## Start SOURCE EXCERPT

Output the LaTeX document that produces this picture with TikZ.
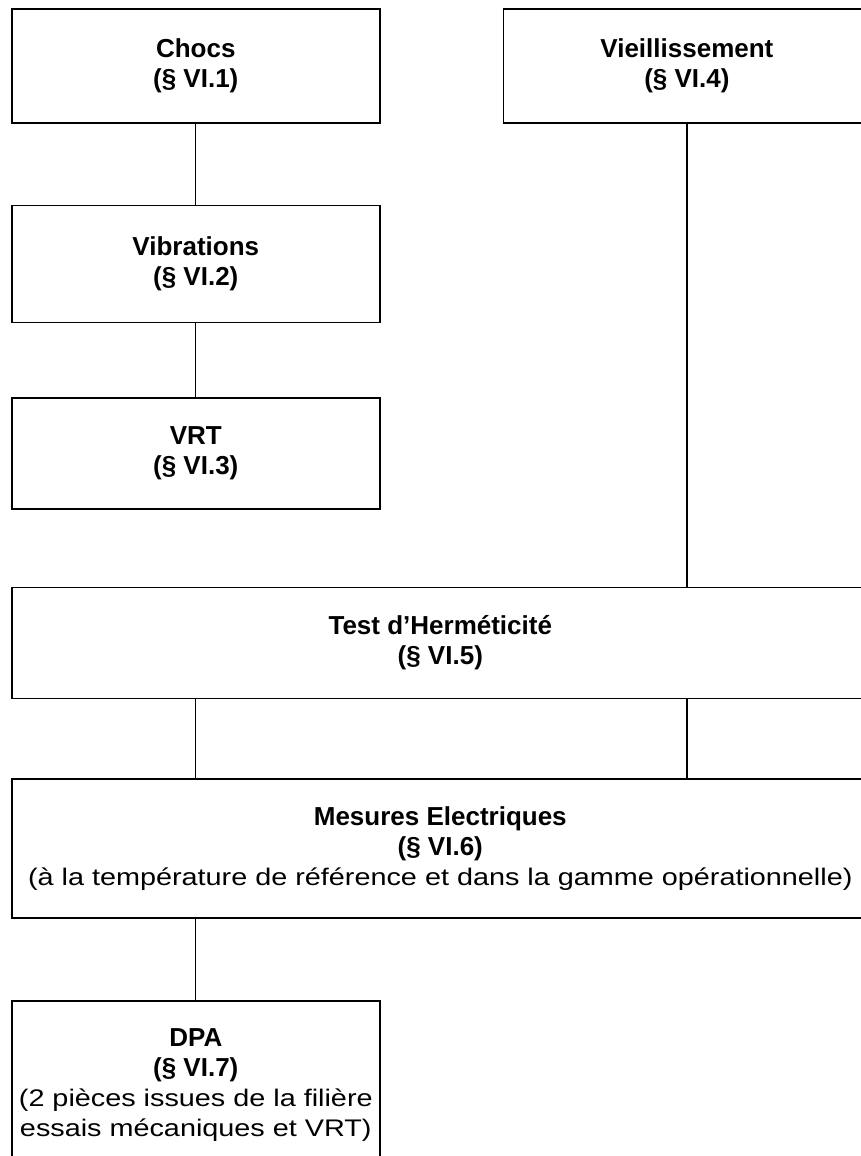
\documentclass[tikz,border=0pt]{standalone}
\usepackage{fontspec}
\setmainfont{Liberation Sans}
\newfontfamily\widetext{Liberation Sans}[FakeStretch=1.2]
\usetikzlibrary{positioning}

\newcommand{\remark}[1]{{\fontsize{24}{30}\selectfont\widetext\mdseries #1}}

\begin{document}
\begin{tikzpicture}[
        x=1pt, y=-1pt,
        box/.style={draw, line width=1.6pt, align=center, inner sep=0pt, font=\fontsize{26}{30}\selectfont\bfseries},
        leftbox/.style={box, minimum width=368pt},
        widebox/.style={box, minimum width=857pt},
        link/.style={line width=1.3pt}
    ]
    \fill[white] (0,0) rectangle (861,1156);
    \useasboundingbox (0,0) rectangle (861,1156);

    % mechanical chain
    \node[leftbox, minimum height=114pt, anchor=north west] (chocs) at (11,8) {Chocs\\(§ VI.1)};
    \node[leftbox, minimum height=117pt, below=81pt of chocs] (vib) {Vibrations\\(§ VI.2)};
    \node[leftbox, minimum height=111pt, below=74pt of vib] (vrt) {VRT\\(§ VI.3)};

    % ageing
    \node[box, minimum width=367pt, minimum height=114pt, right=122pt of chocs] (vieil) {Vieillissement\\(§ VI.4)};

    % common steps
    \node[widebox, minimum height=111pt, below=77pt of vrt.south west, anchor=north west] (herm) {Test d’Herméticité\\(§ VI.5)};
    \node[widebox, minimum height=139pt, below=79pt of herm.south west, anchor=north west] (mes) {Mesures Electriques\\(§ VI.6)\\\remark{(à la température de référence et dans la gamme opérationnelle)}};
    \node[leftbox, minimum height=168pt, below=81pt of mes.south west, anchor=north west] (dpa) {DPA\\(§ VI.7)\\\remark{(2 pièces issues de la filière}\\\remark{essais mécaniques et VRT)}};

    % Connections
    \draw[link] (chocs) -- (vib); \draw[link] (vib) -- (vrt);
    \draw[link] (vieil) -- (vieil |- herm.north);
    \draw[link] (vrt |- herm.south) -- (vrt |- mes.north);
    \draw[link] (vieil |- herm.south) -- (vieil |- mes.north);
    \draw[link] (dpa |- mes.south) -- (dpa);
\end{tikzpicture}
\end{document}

## End SOURCE EXCERPT

= GIVEN REQUEST =
Pictures are excluded; copy all other data exactly as shown.

= SOLUTION FOR THIS PROBLEM =
Output the LaTeX document that produces this picture with TikZ.
\documentclass[tikz,border=0pt]{standalone}
\usepackage{fontspec}
\setmainfont{Liberation Sans}
\newfontfamily\widetext{Liberation Sans}[FakeStretch=1.2]
\usetikzlibrary{positioning}

\newcommand{\remark}[1]{{\fontsize{24}{30}\selectfont\widetext\mdseries #1}}

\begin{document}
\begin{tikzpicture}[
        x=1pt, y=-1pt,
        box/.style={draw, line width=1.6pt, align=center, inner sep=0pt, font=\fontsize{26}{30}\selectfont\bfseries},
        leftbox/.style={box, minimum width=368pt},
        widebox/.style={box, minimum width=857pt},
        link/.style={line width=1.3pt}
    ]
    \fill[white] (0,0) rectangle (861,1156);
    \useasboundingbox (0,0) rectangle (861,1156);

    % mechanical chain
    \node[leftbox, minimum height=114pt, anchor=north west] (chocs) at (11,8) {Chocs\\(§ VI.1)};
    \node[leftbox, minimum height=117pt, below=81pt of chocs] (vib) {Vibrations\\(§ VI.2)};
    \node[leftbox, minimum height=111pt, below=74pt of vib] (vrt) {VRT\\(§ VI.3)};

    % ageing
    \node[box, minimum width=367pt, minimum height=114pt, right=122pt of chocs] (vieil) {Vieillissement\\(§ VI.4)};

    % common steps
    \node[widebox, minimum height=111pt, below=77pt of vrt.south west, anchor=north west] (herm) {Test d’Herméticité\\(§ VI.5)};
    \node[widebox, minimum height=139pt, below=79pt of herm.south west, anchor=north west] (mes) {Mesures Electriques\\(§ VI.6)\\\remark{(à la température de référence et dans la gamme opérationnelle)}};
    \node[leftbox, minimum height=168pt, below=81pt of mes.south west, anchor=north west] (dpa) {DPA\\(§ VI.7)\\\remark{(2 pièces issues de la filière}\\\remark{essais mécaniques et VRT)}};

    % Connections
    \draw[link] (chocs) -- (vib); \draw[link] (vib) -- (vrt);
    \draw[link] (vieil) -- (vieil |- herm.north);
    \draw[link] (vrt |- herm.south) -- (vrt |- mes.north);
    \draw[link] (vieil |- herm.south) -- (vieil |- mes.north);
    \draw[link] (dpa |- mes.south) -- (dpa);
\end{tikzpicture}
\end{document}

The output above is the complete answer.